London commuters and tourists are perhaps a specialised market. I don't think you'd have ever found ads like these on the big outdoor boards of older days.

So what had happened? I'm guessing four things.

One: the big empty city building sites that were once hedged in and concealed by massive hoardings - and then left like that for years on end - have now mostly gone. City land is just too valuable to be left vacant. Buildings are demolished, and the site redeveloped, before one's very eyes; and once taken down, the displaced hoardings may have nowhere else to go.

Two: local councils have surely been more assiduous in imposing the quite pernickety planning controls. That would make it harder or impossible to erect hoardings in new places. Their owners would be sitting ducks for fines. I shouldn't think there's a council in the land, in these cash-strapped times, who isn't alert to money-making opportunities: they would certainly hound easy victims and extract cash in fines.

Three: it's a bit of a niche job, pasting immense floppy bits of paper up on huge billboards. A skilful one too: definitely a job for a specialist. Maybe these specialists got rarer, or priced themselves out of contracts. Maybe the special paper needed got too expensive. Or the printing costs too high.

Four: a lot of advertising has gone virtual. It always was part of commercial TV, but now it's on every phone and other mobile device. And it reaches millions, not just those who happen to pass by the old-style billboard.

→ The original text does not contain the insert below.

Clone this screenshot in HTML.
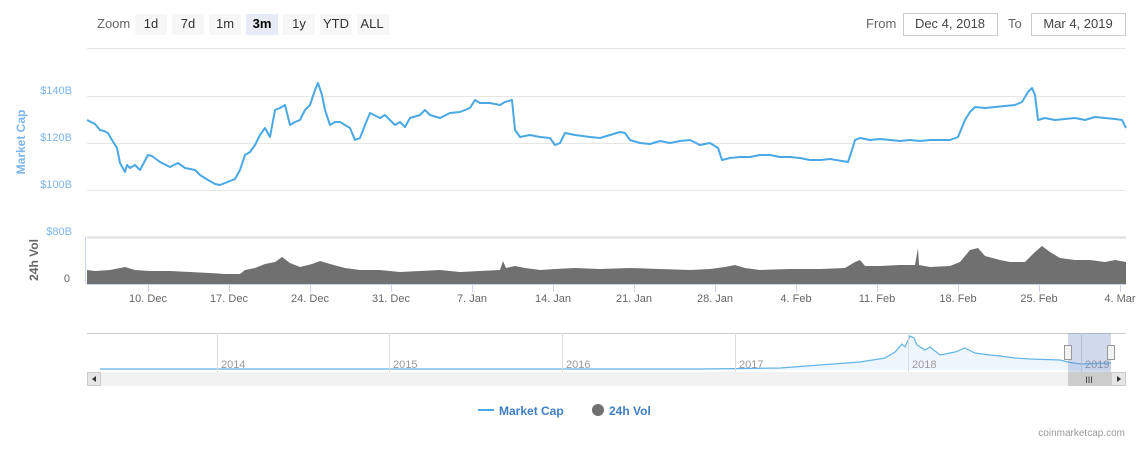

Billboards must still exist somewhere, even if I don't know where, but I'd say they simply now echo the rather more insistent and intrusive messaging that everyone sees on the small screens there in their hands.

I can't decide whether I'm pleased or not about the apparent demise of the giant flapping paper advertisement or message. Even if they were witty or humorous or genuinely clever, the old hoardings hid a view of some kind, and might even blot out the sun. But the pop-up, auto-play ads on phones are an aggravating time-wasting nuisance.